I ask Melissa if she thinks her mother is still reacting out of guilt over that terrible time in their lives. “I think she does have a lot of unresolved guilt.” But, she says, “as an adult I have such a clearer perspective and acceptance of who my mother is and why she does what she does.” She also concedes that she has plenty of baggage of her own. “I carry the burden of my father, in his note, saying to me, ‘You have to take care of your mother.’ I take that very, very seriously. I feel like she is my responsibility.” She pauses for a moment. “And yet! I feel like we have a really good relationship. And it’s very normal in abnormal circumstances.”

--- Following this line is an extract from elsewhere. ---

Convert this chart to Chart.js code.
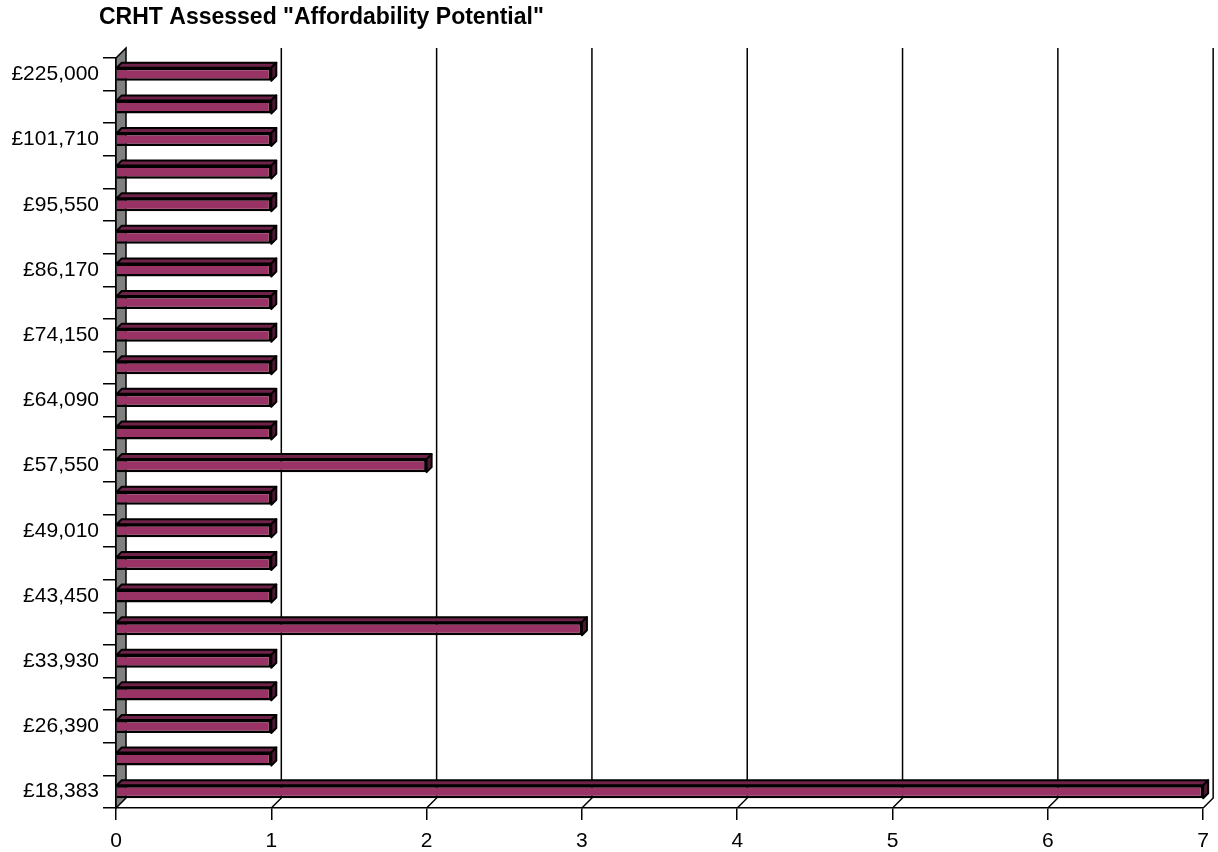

“All I want you to do, if we are sitting down and it’s after 6 p.m., is tell me the truth … Just tell me the truth and let me say to you, ‘Things are lousy and I’m sad.’ ”

Melissa was worried at first about the documentary. “Melissa is a very private person,” Joan says. “And she doesn’t understand show business. I will do anything on camera. You want me to do what?!?! … Hmmm. How much? … Okay!” When Ricki Stern showed Rivers a rough cut, she sent back three pages of notes. Most of her complaints were about what was not in the film: Where’s the red carpet? Nothing on QVC? You don’t show my triumph in Edinburgh! “And then there were certain things that you really shouldn’t put in, that Melissa objected to,” she says. “I talked about Edgar one night and it was very late and I was saying what I say very often, which is that I walk past his picture and give him the finger. Fuck you, what you did to us! Which is part of suicide. But it shouldn’t maybe be there. Melissa didn’t want to see that.”

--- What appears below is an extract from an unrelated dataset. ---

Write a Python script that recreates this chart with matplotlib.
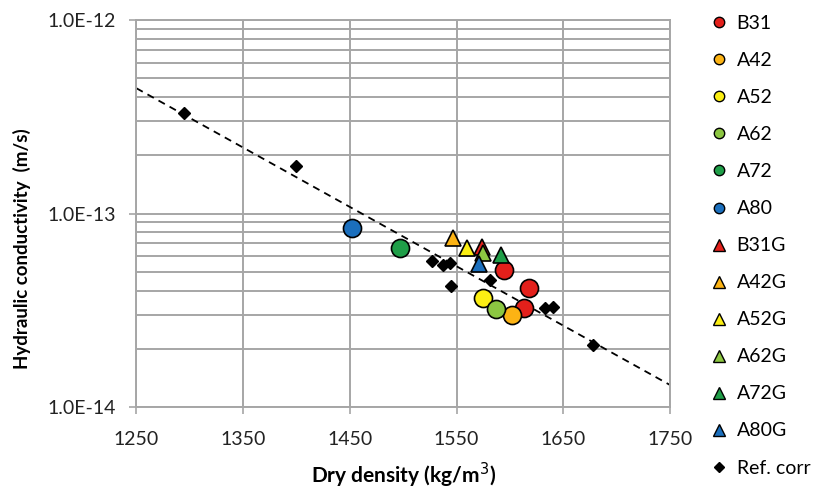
import matplotlib
matplotlib.use("Agg")
import matplotlib.pyplot as plt
from matplotlib.ticker import FixedLocator, LogLocator, FuncFormatter, NullFormatter

plt.rcParams['font.family'] = ['Lato', 'DejaVu Sans']

# series (dry density kg/m3, hydraulic conductivity m/s)
b31_x = [1594, 1618, 1613]
b31_y = [5.10e-14, 4.11e-14, 3.24e-14]
a42_x = [1602]
a42_y = [2.99e-14]
a52_x = [1575]
a52_y = [3.65e-14]
a62_x = [1587]
a62_y = [3.20e-14]
a72_x = [1497]
a72_y = [6.61e-14]
a80_x = [1452]
a80_y = [8.38e-14]

b31g_x = [1574]
b31g_y = [6.74e-14]
a42g_x = [1547]
a42g_y = [7.44e-14]
a52g_x = [1560]
a52g_y = [6.61e-14]
a62g_x = [1575]
a62g_y = [6.27e-14]
a72g_x = [1592]
a72g_y = [6.10e-14]
a80g_x = [1571]
a80g_y = [5.48e-14]

ref_x = [1295, 1400, 1527, 1537, 1544, 1545, 1581, 1633, 1640, 1678]
ref_y = [3.31e-13, 1.76e-13, 5.68e-14, 5.42e-14, 5.55e-14, 4.22e-14, 4.53e-14, 3.25e-14, 3.29e-14, 2.09e-14]

# dashed correlation line (end points)
trend_x = [1250, 1750]
trend_y = [4.44e-13, 1.30e-14]

x_ticks = [1250, 1350, 1450, 1550, 1650, 1750]
y_ticks = [1e-14, 1e-13, 1e-12]

colors = {
    'red': '#e3201b', 'orange': '#fcb314', 'yellow': '#fbee13',
    'lgreen': '#8cc641', 'green': '#1f9e48', 'blue': '#1b6fbd',
}

fig = plt.figure(figsize=(8.13, 4.93), dpi=100)
ax = fig.add_axes([0.1678, 0.1744, 0.6563, 0.785])

grid_c = '#a6a6a6'

ax.plot(trend_x, trend_y, color='black', ls=(0, (4, 3)), lw=1.3, zorder=2)

circ = [('B31', b31_x, b31_y, 'red'), ('A42', a42_x, a42_y, 'orange'),
        ('A52', a52_x, a52_y, 'yellow'), ('A62', a62_x, a62_y, 'lgreen'),
        ('A72', a72_x, a72_y, 'green'), ('A80', a80_x, a80_y, 'blue')]
tri = [('B31G', b31g_x, b31g_y, 'red'), ('A42G', a42g_x, a42g_y, 'orange'),
       ('A52G', a52g_x, a52g_y, 'yellow'), ('A62G', a62g_x, a62g_y, 'lgreen'),
       ('A72G', a72g_x, a72g_y, 'green'), ('A80G', a80g_x, a80g_y, 'blue')]

handles = []
for name, xs, ys, c in circ:
    ax.plot(xs, ys, 'o', ms=13, mfc=colors[c], mec='black', mew=1.2, zorder=3)
    h, = ax.plot([], [], 'o', ms=7.5, mfc=colors[c], mec='black', mew=1.0, label=name)
    handles.append(h)
for name, xs, ys, c in tri:
    ax.plot(xs, ys, '^', ms=12, mfc=colors[c], mec='black', mew=1.2, zorder=3)
    h, = ax.plot([], [], '^', ms=8, mfc=colors[c], mec='black', mew=1.0, label=name)
    handles.append(h)
ax.plot(ref_x, ref_y, 'D', ms=6.5, color='black', zorder=4)
h, = ax.plot([], [], 'D', ms=5, color='black', label='Ref. corr')
handles.append(h)

ax.set_yscale('log')
ax.set_xlim(1250, 1750)
ax.set_ylim(1e-14, 1e-12)
ax.xaxis.set_major_locator(FixedLocator(x_ticks))
ax.yaxis.set_major_locator(FixedLocator(y_ticks))
ax.yaxis.set_minor_locator(LogLocator(base=10, subs=range(2, 10)))
ax.yaxis.set_major_formatter(FuncFormatter(lambda v, p: '%.1E' % v))
ax.yaxis.set_minor_formatter(NullFormatter())

ax.grid(True, which='major', color=grid_c, lw=1.4)
ax.grid(True, which='minor', axis='y', color=grid_c, lw=1.4)
for s in ax.spines.values():
    s.set_color(grid_c)
    s.set_linewidth(1.4)
ax.tick_params(axis='both', which='major', direction='out', length=5, width=1.2,
               color=grid_c, labelsize=14, labelcolor='#222222')
ax.tick_params(axis='x', pad=12)
ax.tick_params(axis='y', pad=10)
ax.tick_params(axis='y', which='minor', length=0)

ax.set_xlabel('Dry density (kg/m$^3$)', fontsize=15, fontweight='bold')
ax.set_ylabel('Hydraulic conductivity  (m/s)', fontsize=13.5, fontweight='bold')
ax.xaxis.set_label_coords(0.5, -0.14)
ax.yaxis.set_label_coords(-0.1975, 0.41)

fig.legend(handles=handles, loc='upper left', bbox_to_anchor=(0.863, 0.985),
           frameon=False, fontsize=14, labelspacing=1.03, handlelength=1.0,
           handletextpad=0.4, borderaxespad=0)

fig.savefig('out.png', dpi=100)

But Melissa seems to be coming around: “The first time I saw the film it was very difficult to watch. She is showing parts of herself that I see and I understand and I was worried that other people wouldn’t understand. But from the response the film is getting, I think I was wrong. Because people do understand.”

This summer, the family begins filming a reality show for WE called Mother Knows Best. Rivers has rented out her house in Connecticut for the season and is moving in with Melissa and her 9-year-old son, Cooper, whom Joan is crazy about. “He is funny,” she says, handing out her highest praise. “And he gets that I’m funny. He recently told me that he knew that I was famous. And I said to him, ‘You know why Grandma is famous? Because I make people happy.’ ”

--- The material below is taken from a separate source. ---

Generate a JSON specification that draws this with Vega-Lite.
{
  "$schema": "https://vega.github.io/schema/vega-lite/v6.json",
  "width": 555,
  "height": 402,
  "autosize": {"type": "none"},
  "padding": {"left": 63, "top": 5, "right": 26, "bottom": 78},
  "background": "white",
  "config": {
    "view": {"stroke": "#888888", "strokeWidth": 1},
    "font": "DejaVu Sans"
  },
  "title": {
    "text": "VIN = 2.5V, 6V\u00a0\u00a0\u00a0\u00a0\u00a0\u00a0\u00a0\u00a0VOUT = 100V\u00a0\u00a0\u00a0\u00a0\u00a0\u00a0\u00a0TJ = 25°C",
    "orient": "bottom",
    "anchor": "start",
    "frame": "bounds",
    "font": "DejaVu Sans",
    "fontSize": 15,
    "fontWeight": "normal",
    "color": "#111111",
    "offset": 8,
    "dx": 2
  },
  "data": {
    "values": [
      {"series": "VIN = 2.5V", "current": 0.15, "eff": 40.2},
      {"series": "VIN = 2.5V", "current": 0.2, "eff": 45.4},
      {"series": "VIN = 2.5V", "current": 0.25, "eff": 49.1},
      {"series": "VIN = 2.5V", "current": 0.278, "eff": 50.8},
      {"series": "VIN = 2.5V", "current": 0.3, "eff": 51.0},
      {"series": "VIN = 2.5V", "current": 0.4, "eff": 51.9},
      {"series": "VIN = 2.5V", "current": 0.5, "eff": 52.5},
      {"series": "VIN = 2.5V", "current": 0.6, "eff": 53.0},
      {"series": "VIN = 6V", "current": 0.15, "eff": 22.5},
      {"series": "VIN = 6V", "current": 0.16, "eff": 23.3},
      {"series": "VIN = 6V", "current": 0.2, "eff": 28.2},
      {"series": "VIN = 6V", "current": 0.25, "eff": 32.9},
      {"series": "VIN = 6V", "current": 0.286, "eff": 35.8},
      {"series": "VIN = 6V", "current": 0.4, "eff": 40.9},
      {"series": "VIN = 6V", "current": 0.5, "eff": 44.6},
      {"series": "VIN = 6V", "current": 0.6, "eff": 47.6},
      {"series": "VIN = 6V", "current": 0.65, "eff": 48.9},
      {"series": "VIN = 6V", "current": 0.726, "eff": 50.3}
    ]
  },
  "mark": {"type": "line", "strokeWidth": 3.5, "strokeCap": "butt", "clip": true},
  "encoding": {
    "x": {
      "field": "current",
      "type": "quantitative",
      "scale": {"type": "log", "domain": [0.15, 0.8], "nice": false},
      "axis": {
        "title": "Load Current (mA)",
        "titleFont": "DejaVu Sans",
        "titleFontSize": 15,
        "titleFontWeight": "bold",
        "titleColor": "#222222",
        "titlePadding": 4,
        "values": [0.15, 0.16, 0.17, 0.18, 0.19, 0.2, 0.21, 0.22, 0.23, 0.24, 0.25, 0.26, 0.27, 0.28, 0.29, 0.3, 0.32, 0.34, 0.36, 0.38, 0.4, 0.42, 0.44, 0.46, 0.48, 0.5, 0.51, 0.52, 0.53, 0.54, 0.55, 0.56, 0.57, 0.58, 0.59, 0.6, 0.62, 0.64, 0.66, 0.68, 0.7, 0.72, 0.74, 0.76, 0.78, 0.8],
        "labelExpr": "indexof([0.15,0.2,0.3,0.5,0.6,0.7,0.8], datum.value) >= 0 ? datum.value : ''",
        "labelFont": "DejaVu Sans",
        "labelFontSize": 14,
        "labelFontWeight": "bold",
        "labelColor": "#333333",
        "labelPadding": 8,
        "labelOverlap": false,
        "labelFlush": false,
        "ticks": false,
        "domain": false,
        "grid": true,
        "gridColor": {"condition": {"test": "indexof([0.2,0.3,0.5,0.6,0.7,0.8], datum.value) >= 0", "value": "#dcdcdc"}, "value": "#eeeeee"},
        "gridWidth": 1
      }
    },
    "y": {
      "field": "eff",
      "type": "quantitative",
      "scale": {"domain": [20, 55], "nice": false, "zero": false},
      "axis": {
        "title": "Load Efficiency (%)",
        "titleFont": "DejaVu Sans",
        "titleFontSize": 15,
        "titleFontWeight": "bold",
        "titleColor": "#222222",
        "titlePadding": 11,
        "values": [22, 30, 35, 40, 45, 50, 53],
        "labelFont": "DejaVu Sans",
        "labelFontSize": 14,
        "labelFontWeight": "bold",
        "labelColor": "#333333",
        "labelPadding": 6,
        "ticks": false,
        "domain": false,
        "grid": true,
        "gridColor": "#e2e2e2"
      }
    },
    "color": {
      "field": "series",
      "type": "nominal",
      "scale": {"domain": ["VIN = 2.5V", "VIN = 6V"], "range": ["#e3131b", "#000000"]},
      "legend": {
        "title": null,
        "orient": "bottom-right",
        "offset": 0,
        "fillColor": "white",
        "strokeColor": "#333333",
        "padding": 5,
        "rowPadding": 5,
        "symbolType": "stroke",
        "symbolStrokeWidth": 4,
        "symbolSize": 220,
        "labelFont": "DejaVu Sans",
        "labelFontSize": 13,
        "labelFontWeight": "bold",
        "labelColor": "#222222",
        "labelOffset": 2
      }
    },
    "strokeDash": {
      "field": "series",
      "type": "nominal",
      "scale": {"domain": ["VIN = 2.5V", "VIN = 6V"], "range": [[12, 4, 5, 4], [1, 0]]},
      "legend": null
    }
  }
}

Rivers says she is nervous about the show. “I don’t know if it’s going to wreck our lives. I think it’s going to be very hard on us because I don’t want it to be one of these stupid reality shows. We want it real, with real mother-daughter conflict and real problems.” Like what? “I want her to get married to the boyfriend and they don’t want to get married. I’m sorry, I am not comfortable with somebody coming down the stairs in his jockey shorts who is not married to her.”

Melissa responds: “She’s, like, completely supportive of gay rights and everyone should be able to do whatever they want, live and let live, and whatever makes you happy. She has no problem with, like a rhino and a ferret living together, and yet she can’t believe that I don’t want to get married again!”